RACIOCÍNIO MATEMÁTICO

A existência da antimatéria foi prevista em 1928 pelo físico britânico Paul Dirac, que mais tarde ganhou um Nobel. O feito de raciocínio puramente matemático de Dirac foi comprovado quatro anos mais tarde quando Carl Anderson descobriu o antielétron, em seu laboratório na Califórnia. De acordo com as equações de Dirac, a antimatéria devia se comportar exatamente como a matéria comum, com a exceção de que portaria a carga elétrica oposta.

A "simetria" entre matéria e antimatéria é a razão para que tenham sido criadas em volume igual no nascimento do universo e para que se tenham cancelado mutuamente de maneira quase completa.

Hoje, experiências de Física de partículas e hospitais (ao usarem tomografia por emissão de pósitrons) de todo o mundo produzem partículas de antimatéria rotineiramente e, na maioria dos casos, elas se comportam exatamente como Dirac previu. Assim, o que impede a perfeita simetria entre matéria e antimatéria?

As partículas de matéria e antimatéria foram observadas, em raras ocasiões, agindo de maneira diferente uma da outra, em experiências de laboratório. Os quarks e antiquarks (partículas usadas para construir o núcleo do átomo), especialmente, às vezes se desviam da simetria perfeita.

Em 1973, em outro feito de raciocínio matemático, os físicos japoneses Makoto Kobayashi e Toshihide Maskawa concluíram que a única maneira de enquadrar os resultados anormais era supor que deveriam existir pelo menos seis tipos de quark na natureza.

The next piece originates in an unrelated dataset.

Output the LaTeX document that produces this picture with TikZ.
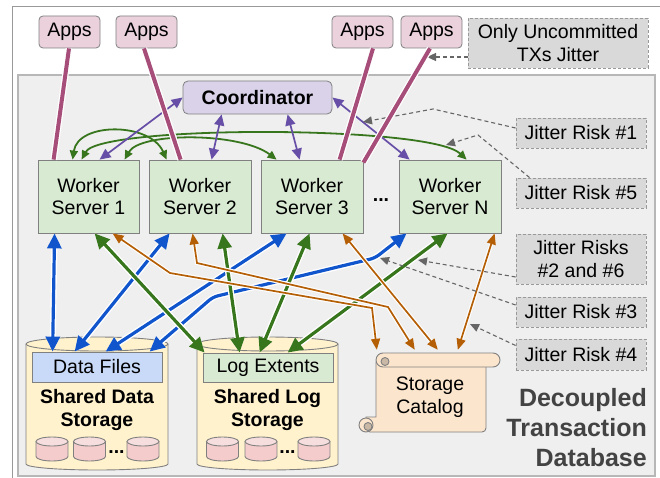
\documentclass[tikz,border=0pt]{standalone}
\usepackage{fontspec}
\setmainfont{Liberation Sans}
\usetikzlibrary{arrows.meta,calc}
\definecolor{framegray}{HTML}{999999}
\definecolor{dbfill}{HTML}{EFEFEF}
\definecolor{dbborder}{HTML}{B7B7B7}
\definecolor{bordergray}{HTML}{808080}
\definecolor{appfill}{HTML}{EAD1DC}
\definecolor{coordfill}{HTML}{D9D2E9}
\definecolor{workfill}{HTML}{D9EAD3}
\definecolor{jitfill}{HTML}{D9D9D9}
\definecolor{dffill}{HTML}{C9DAF8}
\definecolor{cylfill}{HTML}{FFF2CC}
\definecolor{minifill}{HTML}{F4CCCC}
\definecolor{minitop}{HTML}{F6DEDE}
\definecolor{scrollfill}{HTML}{FCE5CD}
\definecolor{curlfill}{HTML}{C9B8A5}
\definecolor{maroonC}{HTML}{A64D79}
\definecolor{purpleC}{HTML}{674EA7}
\definecolor{greenC}{HTML}{38761D}
\definecolor{blueC}{HTML}{1155CC}
\definecolor{orangeC}{HTML}{B45F06}
\definecolor{dashC}{HTML}{666666}
\definecolor{titleC}{HTML}{434343}
\newcommand\fnorm{\fontsize{19.5pt}{22.5pt}\selectfont}
\newcommand\ftitle{\fontsize{25pt}{30pt}\selectfont\bfseries}
\begin{document}
\begin{tikzpicture}[x=1pt,y=-1pt,
  box/.style={draw=bordergray, line width=0.8pt, inner sep=0pt, align=center, font=\fnorm},
  appbox/.style={box, fill=appfill, rounded corners=4pt, minimum width=61pt, minimum height=32pt},
  coordbox/.style={box, fill=coordfill, rounded corners=5pt, minimum width=149pt, minimum height=33pt},
  worker/.style={box, fill=workfill, minimum width=102pt, minimum height=73pt},
  jitter/.style={box, fill=jitfill, draw=framegray, dash pattern=on 3pt off 2pt, minimum width=130pt},
  inbox/.style={box, minimum width=130pt, minimum height=30pt},
  cyllabel/.style={inner sep=0pt, align=center, font=\fnorm\bfseries},
  halo/.style={preaction={draw=white, line width=#1}},
  bluearr/.style={draw=blueC, line width=3.2pt, {Triangle[length=15pt,width=14pt]}-{Triangle[length=15pt,width=14pt]}, halo=6pt},
  greenarr/.style={draw=greenC, line width=3.2pt, {Triangle[length=15pt,width=14pt]}-{Triangle[length=15pt,width=14pt]}, halo=6pt},
  orangearr/.style={draw=orangeC, line width=1.7pt, {Triangle[length=11pt,width=9pt]}-{Triangle[length=11pt,width=9pt]}, halo=4pt},
  purparr/.style={draw=purpleC, line width=1.7pt, {Triangle[length=11pt,width=10pt]}-{Triangle[length=11pt,width=10pt]}},
  gcurve/.style={draw=greenC, line width=1.8pt, {Triangle[length=9pt,width=8pt]}-{Triangle[length=9pt,width=8pt]}},
  jarr/.style={draw=dashC, line width=1.1pt, dash pattern=on 4pt off 3pt, -{Triangle[length=9pt,width=8pt]}},
  appline/.style={draw=maroonC, line width=4pt, halo=6.5pt},
  cylline/.style={draw=bordergray, line width=0.9pt},
  minicyl/.pic={
    \fill[minifill] (0,7.5) ellipse[x radius=16pt,y radius=4.5pt];
    \fill[minifill] (-16,-7.5) rectangle (16,7.5);
    \draw[cylline] (-16,-7.5) -- (-16,7.5) arc[start angle=180,end angle=360,x radius=16pt,y radius=4.5pt] -- (16,-7.5);
    \draw[cylline, fill=minitop] (0,-7.5) ellipse[x radius=16pt,y radius=4.5pt];
  }]
\clip (0,0) rectangle (660,478);
% frames
\draw[draw=framegray, line width=1pt] (12,7) rectangle (690,500);
\draw[fill=dbfill, draw=dbborder, line width=1.5pt] (18,75) rectangle (655,476);

% apps
\node[appbox] (app1) at (69.5,32) {Apps};
\node[appbox] (app2) at (146.5,32) {Apps};
\node[appbox] (app3) at (362.5,32) {Apps};
\node[appbox] (app4) at (431.5,32) {Apps};
\node[jitter, minimum width=180pt, minimum height=50pt] (unc) at (558,43) {Only Uncommitted\\TXs Jitter};

% coordinator and workers
\node[coordbox] (coord) at (257.5,97.5) {\textbf{Coordinator}};
\node[worker, minimum width=101pt] (w1) at (88.5,196.5) {Worker\\Server 1};
\node[worker] (w2) at (200,196.5) {Worker\\Server 2};
\node[worker] (w3) at (312,196.5) {Worker\\Server 3};
\node[worker] (wN) at (450,196.5) {Worker\\Server N};
\node[font=\fnorm\bfseries, inner sep=0pt] (wdots) at (381,200) {...};

% jitter boxes
\node[jitter, minimum height=30pt] (jr1) at (581,133) {Jitter Risk \#1};
\node[jitter, minimum height=30pt] (jr5) at (581,193) {Jitter Risk \#5};
\node[jitter, minimum height=50pt] (jr26) at (581,259) {Jitter Risks\\\#2 and \#6};
\node[jitter, minimum height=30pt] (jr3) at (581,312) {Jitter Risk \#3};
\node[jitter, minimum height=31pt] (jr4) at (581,354.5) {Jitter Risk \#4};

\node[font=\ftitle, text=titleC, align=right, inner sep=0pt, anchor=east] (title) at (647,428) {Decoupled\\Transaction\\Database};

% shared data storage cylinder
\fill[cylfill] (97,464) ellipse[x radius=71pt,y radius=6pt];
\fill[cylfill] (26,344) rectangle (168,464);
\draw[cylline] (26,344) -- (26,464) arc[start angle=180,end angle=360,x radius=71pt,y radius=6pt] -- (168,344);
\draw[cylline, fill=cylfill] (97,344) ellipse[x radius=71pt,y radius=7pt];
\node[inbox, fill=dffill] (df) at (97,367) {Data Files};
\node[cyllabel] (dslabel) at (97,410) {Shared Data\\Storage};
\pic at (52,449) {minicyl};
\pic at (89.5,449) {minicyl};
\pic at (143,449) {minicyl};
\node[font=\fnorm\bfseries, inner sep=0pt, anchor=base] (dsdots) at (116.5,453) {...};

% shared log storage cylinder
\fill[cylfill] (267.5,464) ellipse[x radius=70.5pt,y radius=6pt];
\fill[cylfill] (197,344) rectangle (338,464);
\draw[cylline] (197,344) -- (197,464) arc[start angle=180,end angle=360,x radius=70.5pt,y radius=6pt] -- (338,344);
\draw[cylline, fill=cylfill] (267.5,344) ellipse[x radius=70.5pt,y radius=7pt];
\node[inbox, fill=workfill, minimum height=29pt] (le) at (268,367.5) {Log Extents};
\node[cyllabel] (lslabel) at (267.5,410) {Shared Log\\Storage};
\pic at (222.5,449) {minicyl};
\pic at (261,449) {minicyl};
\pic at (314,449) {minicyl};
\node[font=\fnorm\bfseries, inner sep=0pt, anchor=base] (lsdots) at (287.5,453) {...};

% storage catalog scroll
\node[minimum width=141pt, minimum height=79pt, inner sep=0pt] (cat) at (429.5,392.5) {};
\draw[cylline, fill=scrollfill, rounded corners=4pt] (376,362) -- (486,362) -- (486,432) -- (366,432) [sharp corners] -- (366,417) -- (376,417) -- cycle;
\draw[cylline, fill=scrollfill] (383,353) -- (493,353) arc[start angle=90,end angle=-90,radius=7pt] -- (383,367) arc[start angle=-90,end angle=-270,radius=7pt] -- cycle;
\draw[cylline, fill=curlfill] (385,361.5) circle[radius=4pt];
\draw[cylline, fill=scrollfill] (366,425) circle[radius=7pt];
\draw[cylline, fill=curlfill] (368,426.5) circle[radius=4pt];
\node[font=\fnorm, align=center, inner sep=0pt] (catlabel) at (430,397) {Storage\\Catalog};

% green curves between workers
\draw[gcurve] ([xshift=35pt]w1.north west) .. controls (78,122) and (150,122) .. ([xshift=18pt]w2.north west);
\draw[gcurve] ([xshift=44pt]w1.north west) .. controls (100,125) and (430,125) .. ([xshift=68pt]wN.north west);
\draw[gcurve] ([xshift=87pt]w1.north west) .. controls (140,132) and (240,132) .. ([xshift=16pt]w3.north west);

% coordinator arrows
\draw[purparr] (coord.west) -- ([xshift=62pt]w1.north west);
\draw[purparr] ([xshift=39pt]coord.south west) -- ([xshift=63pt]w2.north west);
\draw[purparr] ([xshift=105pt]coord.south west) -- ([xshift=39pt]w3.north west);
\draw[purparr] (coord.east) -- ([xshift=11pt]wN.north west);

% data files arrows
\draw[bluearr] ([xshift=17pt]w1.south west) -- ([xshift=21pt]df.north west);
\draw[bluearr] ([xshift=21pt]w2.south west) -- ([xshift=43pt]df.north west);
\draw[bluearr] ([xshift=26pt]w3.south west) -- ([xshift=74pt]df.north west);
\draw[bluearr, rounded corners=5pt] ([xshift=8pt]wN.south west) -- (375,258) -- (213,297) -- ([xshift=118pt]df.north west);

% log arrows
\draw[greenarr] ([xshift=57pt]w1.south west) -- ([xshift=2pt]le.north west);
\draw[greenarr] ([xshift=74pt]w2.south west) -- ([xshift=37pt]le.north west);
\draw[greenarr] ([xshift=49pt]w3.south west) -- ([xshift=57pt]le.north west);
\draw[greenarr] ([xshift=49pt]wN.south west) -- ([xshift=85pt]le.north west);

% catalog arrows
\draw[orangearr] ([xshift=75pt]w1.south west) -- (170,273) -- (372,308) -- ([xshift=18pt,yshift=3pt]cat.north west);
\draw[orangearr] ([xshift=44pt]w2.south west) -- (197,263) -- (388,307) -- ([xshift=56pt,yshift=3pt]cat.north west);
\draw[orangearr] ([xshift=82pt]w3.south west) -- ([xshift=79pt,yshift=3pt]cat.north west);
\draw[orangearr] ([xshift=96pt]wN.south west) -- ([xshift=99pt,yshift=3pt]cat.north west);

% jitter pointers
\coordinate (t0) at (427,57);
\coordinate (t1) at (363,122);
\coordinate (t5) at (446,145);
\coordinate (t26) at (418,260);
\coordinate (t3) at (380,258);
\coordinate (t4) at (470,324);
\draw[jarr] ([yshift=-14pt]unc.west) -- (t0);
\draw[jarr] ([yshift=5pt]jr1.west) -- (433,109) -- (t1);
\draw[jarr] ([xshift=14pt]jr5.north west) -- (478,135) -- (t5);
\draw[jarr] ([yshift=-18pt]jr26.west) -- (t26);
\draw[jarr] ([yshift=7pt]jr3.west) -- (t3);
\draw[jarr] ([yshift=9pt]jr4.west) -- (t4);

% app connections
\draw[appline] ([xshift=-0.5pt]app1.south) -- ([xshift=16pt]w1.north west);
\draw[appline] ([xshift=-2.5pt]app2.south) -- ([xshift=32pt]w2.north west);
\draw[appline] ([xshift=10.5pt]app3.south) -- ([xshift=79pt]w3.north west);
\draw[appline] ([xshift=-1.5pt]app4.south) -- ([yshift=-3pt]w3.north east);
\end{tikzpicture}
\end{document}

Na época, apenas quatro tipos haviam sido observados; deve ter sido muito satisfatório para eles quando os tipos restantes foram enfim observados, em 1977 e 1995. Assim, ainda que cada átomo do universo seja formado por apenas dois tipos de quark, ao que parece os quatro tipos restantes desempenham papel central na quebra da simetria entre matéria e antimatéria.

Uma reviravolta fascinante revelou que as diferenças entre os quarks e antiquarks não bastariam para explicar o volume de matéria existente no universo. A mensagem é clara: ainda não compreendemos plenamente as sutis diferenças entre matéria e antimatéria.

ESFORÇO

A experiência Alpha, do Cern, é mais um esforço com o objetivo de descobrir essas sutis diferenças, mas o que torna o projeto Alpha especial é a singularidade do teste que ele pode executar. O Cern produz anti-hidrogênio desde 1995, mas apenas agora esses átomos podem ser desacelerados, aprisionados (usando ímãs) e estudados por sondas de micro-ondas.

A expectativa teórica é de que o hidrogênio e o anti-hidrogênio absorvam e emitam luz (micro-ondas são uma forma de luz) exatamente da mesma maneira. Os resultados até o momento confirmam a premissa, mas o projeto apenas começou e a experiência planeja realizar mensuração precisa; a descoberta de qualquer desvio entre o hidrogênio e o anti-hidrogênio seria nada menos que sensacional.

Até o momento, as experiências de Física de partículas se concentraram primordialmente nas diferenças entre os quarks e os antiquarks. Os mais recentes esforços quanto a isso foram liderados por cientistas que trabalham no projeto Beauty do Large Hadron Collider, no Cern, mas quarks não são a única possibilidade.

Os neutrinos também têm parceiros de antimatéria. Foram menos bem estudados, basicamente porque detectá-los é muito mais difícil; só nos últimos anos a situação começou a mudar.

A experiência com o reator da baía de Daya, na China, envolve contar o número de antineutrinos emanados de um reator nuclear; o resultado, publicado em 8 de março, fez uma contribuição decisiva ao demonstrar, sem sombra de dúvida, que os neutrinos também podem contribuir para o debate sobre matéria e antimatéria.